Geleceğe iyilik, güzellik, yardımseverlik, farkındalık, hak, hukuk, adalet, sevgi, muhabbet, temizlik, nezahet, nezaket; başta kendimiz olmak üzere doğaya, bütün canlılara, insana saygı; inanç, erdem ve yüce değerler bırakmak istiyor muyuz?

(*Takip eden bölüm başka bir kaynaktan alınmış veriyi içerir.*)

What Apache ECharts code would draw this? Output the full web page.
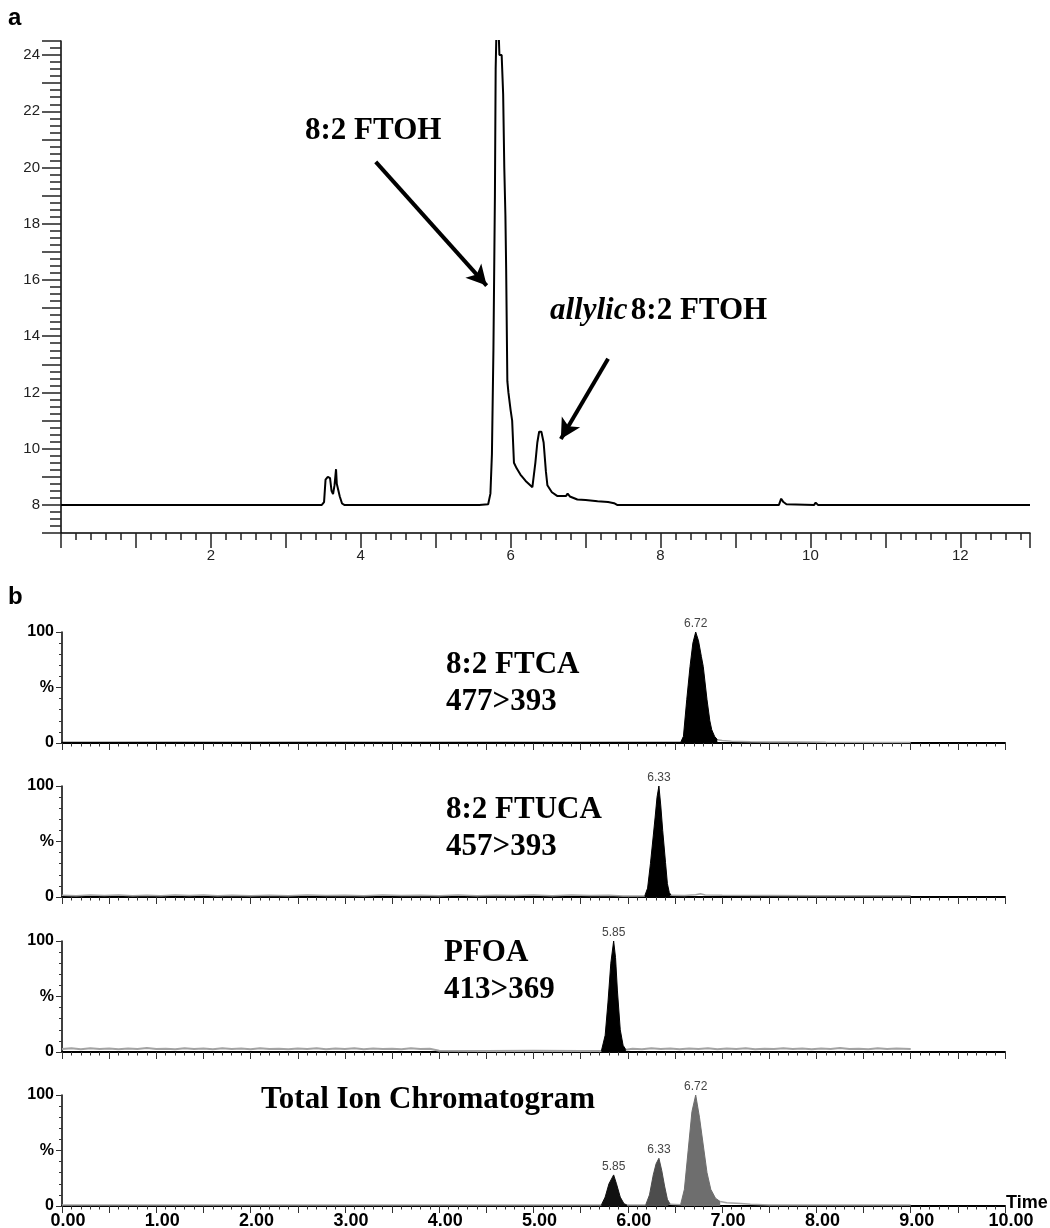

İstiyorsak, gerçekten istiyorsak, samimi isek hemen işe koyulalım ve öncelikle birlikte şunu yapalım bence:
Çeşitli maddi ve manevi müsilajlara sebep olan davranış ve alışkanlıklarımızı birer birer not edelim. En kolayından başlayarak bunları azaltmaya, değiştirmeye, ortadan kaldırmaya çalışalım. Kelebek Etkisini, Domino Teorisini hep olumsuz anlamda algılamayalım. Unutmayalım ki iyilik ve güzellikler de bulaşıcıdır. Temizliği, sevgiyi, saygıyı, iyiliği de aynı şekilde artırabilir, çoğaltabilir ve İNSAN olarak belki de asıl sorumluluğumuzu böylelikle yerine getirmiş oluruz.